Readers who have made it this far may be wondering how it is that two cases that were certified as being “totally without merit” on the papers ended up being discussed at an oral hearing in the Court of Appeal. One of the appellants themselves was not wholly clear on this point either, requiring the judicial deus ex machina to ensure the case was heard. The Court found that a “totally without merit” certification is not itself appealable as such. Instead, a claimant has to challenge the refusal to grant permission to apply for judicial review. To do so, they must of course first seek permission to appeal. Where permission for judicial review has been refused and the case certified as “totally without merit”, then the application for permission to appeal will be determined on the papers without an oral hearing (CPR r.15 and r. 52.15A). The Court in Wasif wrinkled the judicial brow at this state of affairs: “It is surprising, and sometimes inconvenient, that the hands of a judge of this Court should be tied in this way by a decision taken at first instance.”
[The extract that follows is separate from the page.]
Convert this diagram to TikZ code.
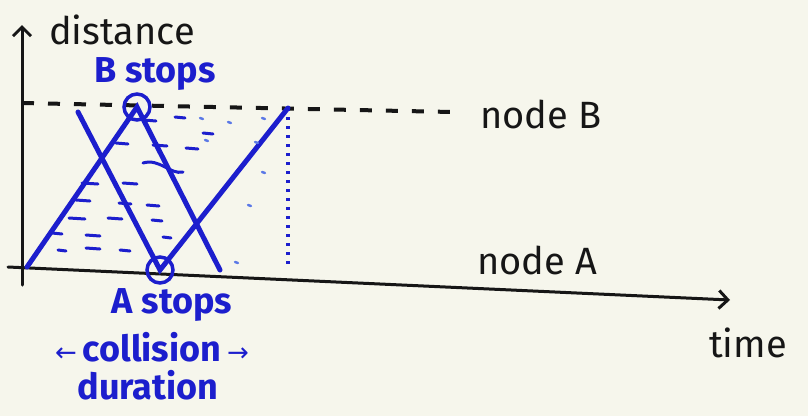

This explains the asterisk earlier in this blog post. For when an application for permission for judicial review is refused, and is certified as “totally without merit”, the end of the road has not quite been reached. Permission may still be sought to appeal the decision to refuse permission. But as the case is “totally without merit”, as opposed to being “not arguable”, permission to appeal the decision to refuse permission on the papers will itself only be considered on the papers. Were permission to be granted, there would then be an oral hearing in the Court of Appeal about the failure of the High Court to allow an oral hearing. Welcome to the world of the judicial review in immigration law.